# [To be done]
Please transcribe the data that follows without the pictures, keeping every word the same.

# [Given material]
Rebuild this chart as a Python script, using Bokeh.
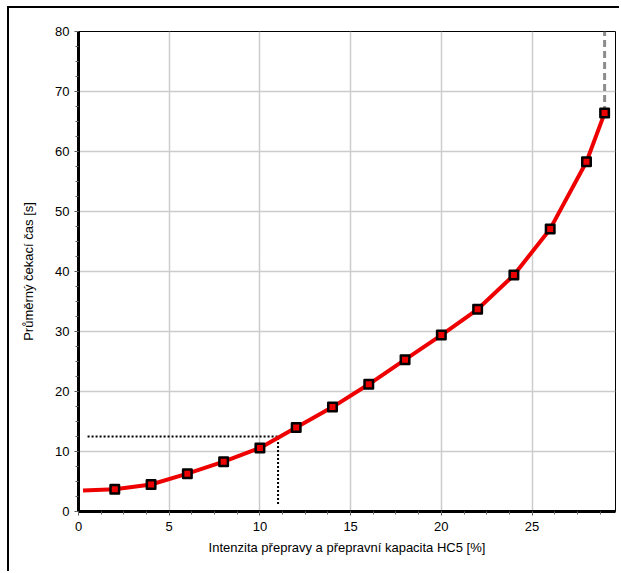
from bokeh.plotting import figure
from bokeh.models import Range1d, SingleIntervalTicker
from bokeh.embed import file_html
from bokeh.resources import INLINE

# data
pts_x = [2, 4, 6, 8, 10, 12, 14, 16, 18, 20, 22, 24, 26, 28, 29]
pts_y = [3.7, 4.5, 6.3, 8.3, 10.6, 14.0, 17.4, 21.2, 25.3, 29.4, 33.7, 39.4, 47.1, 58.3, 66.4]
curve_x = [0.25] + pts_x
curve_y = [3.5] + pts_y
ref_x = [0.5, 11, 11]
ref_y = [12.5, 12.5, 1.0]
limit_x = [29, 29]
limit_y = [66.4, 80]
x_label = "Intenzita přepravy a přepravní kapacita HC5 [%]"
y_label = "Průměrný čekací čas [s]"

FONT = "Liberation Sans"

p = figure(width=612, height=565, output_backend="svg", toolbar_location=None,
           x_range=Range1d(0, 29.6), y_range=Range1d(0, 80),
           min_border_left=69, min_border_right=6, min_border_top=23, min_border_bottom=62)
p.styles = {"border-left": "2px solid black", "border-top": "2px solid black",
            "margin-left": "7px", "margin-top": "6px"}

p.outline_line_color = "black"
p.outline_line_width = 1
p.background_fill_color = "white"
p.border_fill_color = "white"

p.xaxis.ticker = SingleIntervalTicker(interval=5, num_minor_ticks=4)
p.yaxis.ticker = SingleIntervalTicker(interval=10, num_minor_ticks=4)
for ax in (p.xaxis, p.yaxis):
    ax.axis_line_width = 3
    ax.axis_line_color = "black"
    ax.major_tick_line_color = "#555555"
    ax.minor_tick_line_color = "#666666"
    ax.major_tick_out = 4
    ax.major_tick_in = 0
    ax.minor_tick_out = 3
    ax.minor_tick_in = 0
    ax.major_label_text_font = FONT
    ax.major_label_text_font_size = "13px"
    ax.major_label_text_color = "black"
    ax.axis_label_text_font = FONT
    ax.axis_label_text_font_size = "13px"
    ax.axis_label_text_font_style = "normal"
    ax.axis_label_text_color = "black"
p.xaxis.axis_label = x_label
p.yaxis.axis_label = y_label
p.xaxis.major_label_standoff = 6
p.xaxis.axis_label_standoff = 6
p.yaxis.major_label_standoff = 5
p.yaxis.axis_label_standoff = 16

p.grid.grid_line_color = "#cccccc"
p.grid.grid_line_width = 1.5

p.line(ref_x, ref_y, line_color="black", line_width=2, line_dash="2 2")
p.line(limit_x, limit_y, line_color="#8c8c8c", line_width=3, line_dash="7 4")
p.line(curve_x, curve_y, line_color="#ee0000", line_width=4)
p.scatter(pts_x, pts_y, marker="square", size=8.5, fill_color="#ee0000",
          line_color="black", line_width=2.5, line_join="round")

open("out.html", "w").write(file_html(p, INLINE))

# [Solution to this problem]
Rebuild this chart as a Python script, using Bokeh.
from bokeh.plotting import figure
from bokeh.models import Range1d, SingleIntervalTicker
from bokeh.embed import file_html
from bokeh.resources import INLINE

# data
pts_x = [2, 4, 6, 8, 10, 12, 14, 16, 18, 20, 22, 24, 26, 28, 29]
pts_y = [3.7, 4.5, 6.3, 8.3, 10.6, 14.0, 17.4, 21.2, 25.3, 29.4, 33.7, 39.4, 47.1, 58.3, 66.4]
curve_x = [0.25] + pts_x
curve_y = [3.5] + pts_y
ref_x = [0.5, 11, 11]
ref_y = [12.5, 12.5, 1.0]
limit_x = [29, 29]
limit_y = [66.4, 80]
x_label = "Intenzita přepravy a přepravní kapacita HC5 [%]"
y_label = "Průměrný čekací čas [s]"

FONT = "Liberation Sans"

p = figure(width=612, height=565, output_backend="svg", toolbar_location=None,
           x_range=Range1d(0, 29.6), y_range=Range1d(0, 80),
           min_border_left=69, min_border_right=6, min_border_top=23, min_border_bottom=62)
p.styles = {"border-left": "2px solid black", "border-top": "2px solid black",
            "margin-left": "7px", "margin-top": "6px"}

p.outline_line_color = "black"
p.outline_line_width = 1
p.background_fill_color = "white"
p.border_fill_color = "white"

p.xaxis.ticker = SingleIntervalTicker(interval=5, num_minor_ticks=4)
p.yaxis.ticker = SingleIntervalTicker(interval=10, num_minor_ticks=4)
for ax in (p.xaxis, p.yaxis):
    ax.axis_line_width = 3
    ax.axis_line_color = "black"
    ax.major_tick_line_color = "#555555"
    ax.minor_tick_line_color = "#666666"
    ax.major_tick_out = 4
    ax.major_tick_in = 0
    ax.minor_tick_out = 3
    ax.minor_tick_in = 0
    ax.major_label_text_font = FONT
    ax.major_label_text_font_size = "13px"
    ax.major_label_text_color = "black"
    ax.axis_label_text_font = FONT
    ax.axis_label_text_font_size = "13px"
    ax.axis_label_text_font_style = "normal"
    ax.axis_label_text_color = "black"
p.xaxis.axis_label = x_label
p.yaxis.axis_label = y_label
p.xaxis.major_label_standoff = 6
p.xaxis.axis_label_standoff = 6
p.yaxis.major_label_standoff = 5
p.yaxis.axis_label_standoff = 16

p.grid.grid_line_color = "#cccccc"
p.grid.grid_line_width = 1.5

p.line(ref_x, ref_y, line_color="black", line_width=2, line_dash="2 2")
p.line(limit_x, limit_y, line_color="#8c8c8c", line_width=3, line_dash="7 4")
p.line(curve_x, curve_y, line_color="#ee0000", line_width=4)
p.scatter(pts_x, pts_y, marker="square", size=8.5, fill_color="#ee0000",
          line_color="black", line_width=2.5, line_join="round")

open("out.html", "w").write(file_html(p, INLINE))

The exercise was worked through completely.